The Fête de la Musique is being celebrated today, Thursday, in Belgium, concurrently with the French and other editions of the festival, also known as World Music Day. The festival is timed to coincide with the Summer Solstice, the longest day in the year. Celebrated on June 21, the Solstice ushers in the Summer.
World Music Day was officially launched in 1982 by Jack Lang, then Minister of Culture in the socialist government of Francois Mitterand. Today marks the 34th celebration of its Belgian edition, la Fête de la Musique belge.
On this day, streets, squares and public gardens in various parts of the world resound with rhythms as diverse as their public. During this big popular festival, which is totally free, amateur and professional musicians are invited to go to public places to play jazz, rock, classical music, rap or electric music.
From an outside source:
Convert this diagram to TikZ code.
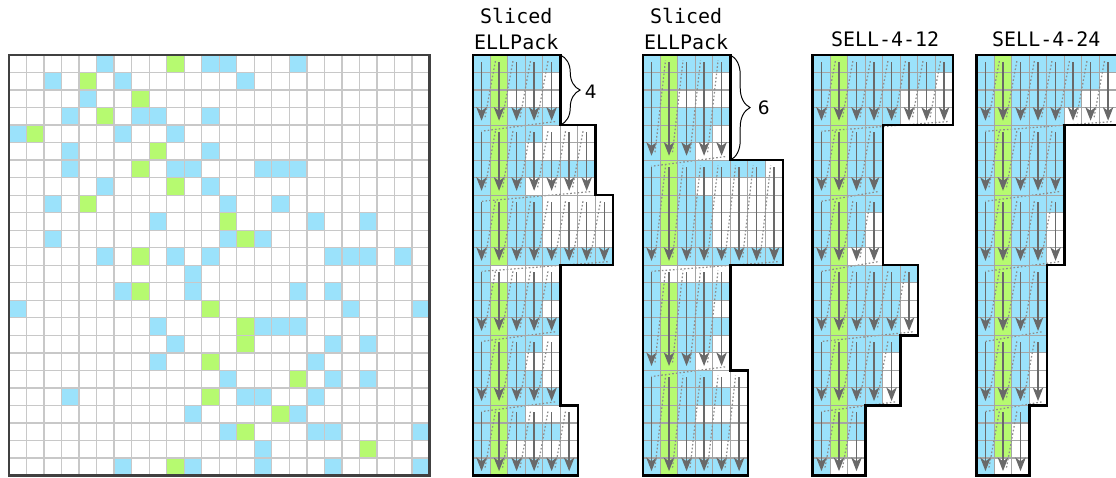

The initiative for the event came from Lang who, on the 20th of June 1982, the eve of the first festival, called on television for a “democratization of music” because “a morose, depressed country is not a country that wins economic battles.”
Some people say the idea really came from American luth player Joël Cohen, who was then working at Radio France-Musique. To give the station a boost, he proposed in 1976 to keep the antenna open throughout the night and play music taped in the street. This first edition was, however, also the last.
A few years later, the socialists resuscitated the idea, giving it a success that soon became planet-wide.
In 2017, more than 120 countries celebrated World Music Day.